### WRITTEN EXERCISE
Exactly as written, retype the listing below, omitting the pictures.

### STORED DATA
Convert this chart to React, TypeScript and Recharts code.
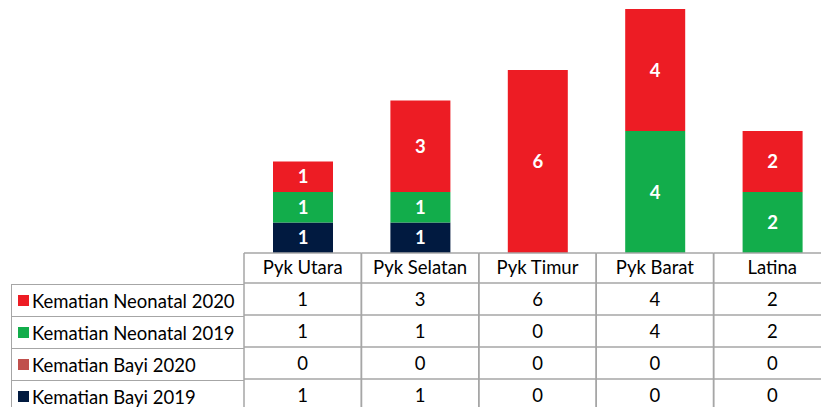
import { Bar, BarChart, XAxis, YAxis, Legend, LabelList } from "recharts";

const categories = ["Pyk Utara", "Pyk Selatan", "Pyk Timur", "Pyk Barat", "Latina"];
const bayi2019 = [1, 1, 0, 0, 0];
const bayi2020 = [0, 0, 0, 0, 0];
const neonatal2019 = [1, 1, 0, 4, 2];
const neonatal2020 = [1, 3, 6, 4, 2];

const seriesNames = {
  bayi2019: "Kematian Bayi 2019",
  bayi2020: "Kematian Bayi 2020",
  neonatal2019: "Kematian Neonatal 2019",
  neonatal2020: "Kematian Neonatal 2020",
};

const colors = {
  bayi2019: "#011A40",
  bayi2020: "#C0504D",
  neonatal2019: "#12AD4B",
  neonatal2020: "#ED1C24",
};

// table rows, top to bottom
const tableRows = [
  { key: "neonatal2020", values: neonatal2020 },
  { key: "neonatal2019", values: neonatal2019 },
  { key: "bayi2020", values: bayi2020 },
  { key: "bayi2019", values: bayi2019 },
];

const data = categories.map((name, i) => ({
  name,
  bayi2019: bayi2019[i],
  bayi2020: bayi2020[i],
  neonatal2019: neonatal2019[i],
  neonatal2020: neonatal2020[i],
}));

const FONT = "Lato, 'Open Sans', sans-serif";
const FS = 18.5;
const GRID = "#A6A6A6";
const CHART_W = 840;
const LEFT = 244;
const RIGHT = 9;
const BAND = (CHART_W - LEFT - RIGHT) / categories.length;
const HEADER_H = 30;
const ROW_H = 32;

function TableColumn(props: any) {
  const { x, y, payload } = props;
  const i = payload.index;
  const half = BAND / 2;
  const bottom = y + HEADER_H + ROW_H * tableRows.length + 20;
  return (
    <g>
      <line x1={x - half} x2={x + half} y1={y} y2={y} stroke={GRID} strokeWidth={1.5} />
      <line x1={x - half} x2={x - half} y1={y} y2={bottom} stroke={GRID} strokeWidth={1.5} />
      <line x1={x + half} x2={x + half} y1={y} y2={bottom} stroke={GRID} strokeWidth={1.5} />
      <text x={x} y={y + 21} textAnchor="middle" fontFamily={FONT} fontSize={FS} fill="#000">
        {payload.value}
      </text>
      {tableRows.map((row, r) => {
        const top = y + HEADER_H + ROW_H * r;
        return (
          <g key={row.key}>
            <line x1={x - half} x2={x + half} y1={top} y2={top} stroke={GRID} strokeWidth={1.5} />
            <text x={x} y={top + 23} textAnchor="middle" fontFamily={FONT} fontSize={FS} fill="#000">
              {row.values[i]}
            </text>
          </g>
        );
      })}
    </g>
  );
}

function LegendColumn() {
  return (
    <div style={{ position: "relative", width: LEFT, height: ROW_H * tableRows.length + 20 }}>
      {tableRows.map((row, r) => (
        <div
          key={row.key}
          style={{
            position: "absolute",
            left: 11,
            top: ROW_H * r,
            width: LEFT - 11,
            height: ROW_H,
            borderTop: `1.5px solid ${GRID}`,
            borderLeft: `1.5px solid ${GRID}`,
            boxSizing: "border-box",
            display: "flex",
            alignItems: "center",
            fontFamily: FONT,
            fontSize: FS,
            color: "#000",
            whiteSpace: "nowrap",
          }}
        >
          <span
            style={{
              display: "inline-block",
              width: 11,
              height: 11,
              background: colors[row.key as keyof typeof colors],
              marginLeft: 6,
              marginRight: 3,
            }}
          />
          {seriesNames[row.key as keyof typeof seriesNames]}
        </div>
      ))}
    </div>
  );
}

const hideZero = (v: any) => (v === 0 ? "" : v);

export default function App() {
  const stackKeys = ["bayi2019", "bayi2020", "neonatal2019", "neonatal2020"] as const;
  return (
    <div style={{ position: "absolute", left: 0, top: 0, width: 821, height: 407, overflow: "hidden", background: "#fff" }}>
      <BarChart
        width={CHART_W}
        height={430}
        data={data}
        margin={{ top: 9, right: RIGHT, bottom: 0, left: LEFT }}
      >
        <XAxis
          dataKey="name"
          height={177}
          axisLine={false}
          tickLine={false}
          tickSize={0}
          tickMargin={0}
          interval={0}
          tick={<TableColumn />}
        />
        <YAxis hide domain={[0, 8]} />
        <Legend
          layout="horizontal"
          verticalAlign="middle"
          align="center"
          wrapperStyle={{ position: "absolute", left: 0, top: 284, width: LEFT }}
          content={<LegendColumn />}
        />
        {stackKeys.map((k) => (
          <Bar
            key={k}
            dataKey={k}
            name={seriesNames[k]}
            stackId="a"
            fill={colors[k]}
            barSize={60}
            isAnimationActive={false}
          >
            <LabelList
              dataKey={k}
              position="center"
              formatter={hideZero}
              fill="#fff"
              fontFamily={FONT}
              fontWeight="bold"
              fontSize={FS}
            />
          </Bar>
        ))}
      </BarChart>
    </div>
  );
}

### TASK ANSWER
Convert this chart to React, TypeScript and Recharts code.
import { Bar, BarChart, XAxis, YAxis, Legend, LabelList } from "recharts";

const categories = ["Pyk Utara", "Pyk Selatan", "Pyk Timur", "Pyk Barat", "Latina"];
const bayi2019 = [1, 1, 0, 0, 0];
const bayi2020 = [0, 0, 0, 0, 0];
const neonatal2019 = [1, 1, 0, 4, 2];
const neonatal2020 = [1, 3, 6, 4, 2];

const seriesNames = {
  bayi2019: "Kematian Bayi 2019",
  bayi2020: "Kematian Bayi 2020",
  neonatal2019: "Kematian Neonatal 2019",
  neonatal2020: "Kematian Neonatal 2020",
};

const colors = {
  bayi2019: "#011A40",
  bayi2020: "#C0504D",
  neonatal2019: "#12AD4B",
  neonatal2020: "#ED1C24",
};

// table rows, top to bottom
const tableRows = [
  { key: "neonatal2020", values: neonatal2020 },
  { key: "neonatal2019", values: neonatal2019 },
  { key: "bayi2020", values: bayi2020 },
  { key: "bayi2019", values: bayi2019 },
];

const data = categories.map((name, i) => ({
  name,
  bayi2019: bayi2019[i],
  bayi2020: bayi2020[i],
  neonatal2019: neonatal2019[i],
  neonatal2020: neonatal2020[i],
}));

const FONT = "Lato, 'Open Sans', sans-serif";
const FS = 18.5;
const GRID = "#A6A6A6";
const CHART_W = 840;
const LEFT = 244;
const RIGHT = 9;
const BAND = (CHART_W - LEFT - RIGHT) / categories.length;
const HEADER_H = 30;
const ROW_H = 32;

function TableColumn(props: any) {
  const { x, y, payload } = props;
  const i = payload.index;
  const half = BAND / 2;
  const bottom = y + HEADER_H + ROW_H * tableRows.length + 20;
  return (
    <g>
      <line x1={x - half} x2={x + half} y1={y} y2={y} stroke={GRID} strokeWidth={1.5} />
      <line x1={x - half} x2={x - half} y1={y} y2={bottom} stroke={GRID} strokeWidth={1.5} />
      <line x1={x + half} x2={x + half} y1={y} y2={bottom} stroke={GRID} strokeWidth={1.5} />
      <text x={x} y={y + 21} textAnchor="middle" fontFamily={FONT} fontSize={FS} fill="#000">
        {payload.value}
      </text>
      {tableRows.map((row, r) => {
        const top = y + HEADER_H + ROW_H * r;
        return (
          <g key={row.key}>
            <line x1={x - half} x2={x + half} y1={top} y2={top} stroke={GRID} strokeWidth={1.5} />
            <text x={x} y={top + 23} textAnchor="middle" fontFamily={FONT} fontSize={FS} fill="#000">
              {row.values[i]}
            </text>
          </g>
        );
      })}
    </g>
  );
}

function LegendColumn() {
  return (
    <div style={{ position: "relative", width: LEFT, height: ROW_H * tableRows.length + 20 }}>
      {tableRows.map((row, r) => (
        <div
          key={row.key}
          style={{
            position: "absolute",
            left: 11,
            top: ROW_H * r,
            width: LEFT - 11,
            height: ROW_H,
            borderTop: `1.5px solid ${GRID}`,
            borderLeft: `1.5px solid ${GRID}`,
            boxSizing: "border-box",
            display: "flex",
            alignItems: "center",
            fontFamily: FONT,
            fontSize: FS,
            color: "#000",
            whiteSpace: "nowrap",
          }}
        >
          <span
            style={{
              display: "inline-block",
              width: 11,
              height: 11,
              background: colors[row.key as keyof typeof colors],
              marginLeft: 6,
              marginRight: 3,
            }}
          />
          {seriesNames[row.key as keyof typeof seriesNames]}
        </div>
      ))}
    </div>
  );
}

const hideZero = (v: any) => (v === 0 ? "" : v);

export default function App() {
  const stackKeys = ["bayi2019", "bayi2020", "neonatal2019", "neonatal2020"] as const;
  return (
    <div style={{ position: "absolute", left: 0, top: 0, width: 821, height: 407, overflow: "hidden", background: "#fff" }}>
      <BarChart
        width={CHART_W}
        height={430}
        data={data}
        margin={{ top: 9, right: RIGHT, bottom: 0, left: LEFT }}
      >
        <XAxis
          dataKey="name"
          height={177}
          axisLine={false}
          tickLine={false}
          tickSize={0}
          tickMargin={0}
          interval={0}
          tick={<TableColumn />}
        />
        <YAxis hide domain={[0, 8]} />
        <Legend
          layout="horizontal"
          verticalAlign="middle"
          align="center"
          wrapperStyle={{ position: "absolute", left: 0, top: 284, width: LEFT }}
          content={<LegendColumn />}
        />
        {stackKeys.map((k) => (
          <Bar
            key={k}
            dataKey={k}
            name={seriesNames[k]}
            stackId="a"
            fill={colors[k]}
            barSize={60}
            isAnimationActive={false}
          >
            <LabelList
              dataKey={k}
              position="center"
              formatter={hideZero}
              fill="#fff"
              fontFamily={FONT}
              fontWeight="bold"
              fontSize={FS}
            />
          </Bar>
        ))}
      </BarChart>
    </div>
  );
}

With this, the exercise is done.